Towards a sustainable road infrastructure in an age of digitization: opportunities and challenges

Sammanfattning: Pavement system plays an indispensable role in the socio-economic and sustainable development of every modern society. Yet, pavement construction and maintenance is also responsible for a significant fraction of the GHG emissions from the whole transport sector. At the same time, the extensive global pavement network entails continual investment in maintenance and rehabilitation activities. Given the evidence from previous studies, pavement maintenance has a great potential in reducing pavement-induced GHG emissions and fuel consumption. To assist the transition towards a future sustainable road infrastructure, this thesis has marked the theoretical basis of sustainable pavement maintenance management. Two approaches are discussed to offer a multi-dimensional view for future sustainability improvement in pavement maintenance practices.
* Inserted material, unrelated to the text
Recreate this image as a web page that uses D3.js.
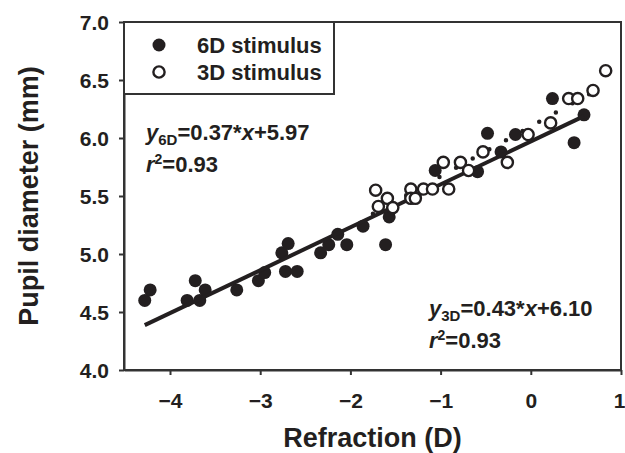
<!DOCTYPE html>
<html>
<head>
<meta charset="utf-8">
<script src="https://cdn.jsdelivr.net/npm/d3@7"></script>
<style>
  body { margin: 0; background: #fff; }
  svg text { font-family: "Liberation Sans", Arial, sans-serif; font-weight: bold; fill: #231f20; }
</style>
</head>
<body>
<div id="chart"></div>
<script>
// data
var refraction6D = [-4.28, -4.22, -3.81, -3.72, -3.67, -3.61, -3.26, -3.02, -2.95, -2.72, -2.59, -2.76, -2.69,
  -2.33, -2.24, -2.14, -2.04, -1.86, -1.61, -1.57, -1.06, -0.59, -0.48, -0.33, -0.17, 0.24, 0.48, 0.59];
var pupil6D = [4.60, 4.69, 4.60, 4.77, 4.60, 4.69, 4.69, 4.77, 4.84, 4.85, 4.85, 5.01, 5.09,
  5.01, 5.08, 5.17, 5.08, 5.24, 5.08, 5.32, 5.72, 5.71, 6.04, 5.88, 6.03, 6.34, 5.96, 6.20];
var refraction3D = [-1.72, -1.69, -1.59, -1.53, -1.33, -1.33, -1.28, -1.19, -1.09, -0.91, -0.97, -0.78,
  -0.69, -0.53, -0.26, -0.03, 0.22, 0.42, 0.52, 0.69, 0.83];
var pupil3D = [5.55, 5.41, 5.48, 5.40, 5.56, 5.48, 5.48, 5.56, 5.56, 5.56, 5.79, 5.79,
  5.72, 5.88, 5.79, 6.03, 6.13, 6.34, 6.34, 6.41, 6.58];
var xTicks = [-4, -3, -2, -1, 0, 1];
var yTicks = [4.0, 4.5, 5.0, 5.5, 6.0, 6.5, 7.0];
var fit6D = { slope: 0.37, intercept: 5.97, from: -4.28, to: 0.59 };
var fit3D = { slope: 0.43, intercept: 6.10, from: -1.75, to: 0.83 };

var width = 625, height = 453;
var margin = { top: 22, right: 4, bottom: 83, left: 124 };
var ink = "#231f20";

var svg = d3.select("#chart").append("svg")
  .attr("width", width)
  .attr("height", height);

var x = d3.scaleLinear().domain([-4.51, 1]).range([margin.left, width - margin.right]);
var y = d3.scaleLinear().domain([4, 7]).range([height - margin.bottom, margin.top]);

// frame
svg.append("rect")
  .attr("x", x(-4.51)).attr("y", y(7))
  .attr("width", x(1) - x(-4.51)).attr("height", y(4) - y(7))
  .attr("fill", "none").attr("stroke", "#333").attr("stroke-width", 2);

// axes
var xAxis = svg.append("g")
  .attr("transform", "translate(0," + y(4) + ")")
  .call(d3.axisBottom(x).tickValues(xTicks).tickSize(5).tickSizeOuter(0)
    .tickFormat(function (d) { return d < 0 ? "\u2212" + Math.abs(d) : d; }));
var yAxis = svg.append("g")
  .attr("transform", "translate(" + x(-4.51) + ",0)")
  .call(d3.axisLeft(y).tickValues(yTicks).tickSize(5).tickSizeOuter(0).tickFormat(d3.format(".1f")));
[xAxis, yAxis].forEach(function (g) {
  g.select(".domain").attr("stroke", "#333").attr("stroke-width", 2);
  g.selectAll(".tick line").attr("stroke", "#333").attr("stroke-width", 2);
  g.selectAll(".tick text").attr("font-size", 21).attr("fill", ink).style("font-family", null);
});
xAxis.selectAll(".tick text").attr("dy", null).attr("y", 0)
  .attr("transform", function (d) { return d === 1 ? "translate(-2,38)" : "translate(0,38)"; });
yAxis.selectAll(".tick text").attr("x", -15).attr("dy", "0.36em");

// axis titles
svg.append("text")
  .attr("x", (x(-4.51) + x(1)) / 2).attr("y", 447)
  .attr("text-anchor", "middle").attr("font-size", 27)
  .text("Refraction (D)");
svg.append("text")
  .attr("transform", "translate(38," + (y(4) + y(7)) / 2 + ") rotate(-90)")
  .attr("text-anchor", "middle").attr("font-size", 27)
  .text("Pupil diameter (mm)");

// 6D points
svg.append("g").selectAll("circle")
  .data(d3.range(refraction6D.length))
  .join("circle")
  .attr("cx", function (i) { return x(refraction6D[i]); })
  .attr("cy", function (i) { return y(pupil6D[i]); })
  .attr("r", 6.5)
  .attr("fill", ink);

// regression lines
var fitLine = function (f) {
  return d3.line()([[x(f.from), y(f.slope * f.from + f.intercept)], [x(f.to), y(f.slope * f.to + f.intercept)]]);
};
svg.append("path")
  .attr("d", fitLine(fit6D))
  .attr("stroke", ink).attr("stroke-width", 4).attr("fill", "none");
svg.append("path")
  .attr("d", fitLine(fit3D))
  .attr("stroke", ink).attr("stroke-width", 4.5).attr("fill", "none")
  .attr("stroke-linecap", "round").attr("stroke-dasharray", "0,19");

// 3D points
svg.append("g").selectAll("circle")
  .data(d3.range(refraction3D.length))
  .join("circle")
  .attr("cx", function (i) { return x(refraction3D[i]); })
  .attr("cy", function (i) { return y(pupil3D[i]); })
  .attr("r", 5.6)
  .attr("fill", "#fff").attr("stroke", ink).attr("stroke-width", 2.4);

// legend
var legend = svg.append("g");
legend.append("rect")
  .attr("x", 124).attr("y", 22).attr("width", 210).attr("height", 72)
  .attr("fill", "#fff").attr("stroke", "#333").attr("stroke-width", 2);
legend.append("circle").attr("cx", 159).attr("cy", 45).attr("r", 6.5).attr("fill", ink);
legend.append("circle").attr("cx", 159).attr("cy", 72).attr("r", 5.6)
  .attr("fill", "#fff").attr("stroke", ink).attr("stroke-width", 2.4);
legend.append("text").attr("x", 197).attr("y", 53).attr("font-size", 22).text("6D stimulus");
legend.append("text").attr("x", 197).attr("y", 80).attr("font-size", 22).text("3D stimulus");

// equations
function equation(x0, y0, sub, fit) {
  var t = svg.append("text").attr("x", x0).attr("y", y0).attr("font-size", 22);
  t.append("tspan").attr("font-style", "italic").text("y");
  t.append("tspan").attr("font-size", 15).attr("dy", 5).text(sub);
  t.append("tspan").attr("dy", -5).text("=" + fit.slope.toFixed(2) + "*");
  t.append("tspan").attr("font-style", "italic").text("x");
  t.append("tspan").text("+" + fit.intercept.toFixed(2));
  var r = svg.append("text").attr("x", x0).attr("y", y0 + 32).attr("font-size", 22);
  r.append("tspan").attr("font-style", "italic").text("r");
  r.append("tspan").attr("font-size", 14).attr("dy", -8).text("2");
  r.append("tspan").attr("dy", 8).text("=0.93");
}
equation(146, 140, "6D", fit6D);
equation(429, 316, "3D", fit3D);
</script>
</body>
</html>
With the still-evolving concept of sustainability in road infrastructure, it is necessary to recognize where we are and what we need to do to develop a comprehensive management framework with the opportunities and challenges. Based on a systematic literature review, this project identifies the current stage of sustainable road infrastructure management and guides to sustainability-oriented maintenance optimization for designing top-down strategies. Meanwhile, it is not enough to only optimize the decision-making process; more bottom-up knowledge of pavement materials is required to inform better maintenance design. This thesis has focused on the self-healing property of asphalt material due to the non-negligible sustainability indications it implies. By applying neutron tomography and image processing technique, the microstructural changes during the self-healing process are analyzed with its 7-hour time-series volumetric data. The experiment has shown that different filler content has a great influence on self-healing efficiency in asphalt mastics. The results will give us the possibility to optimize asphalt self-repair, shedding a light on a new generation of sustainable asphalt pavement. The two approaches presented in this thesis offer valuable insights into sustainable road infrastructure optimization from different aspects.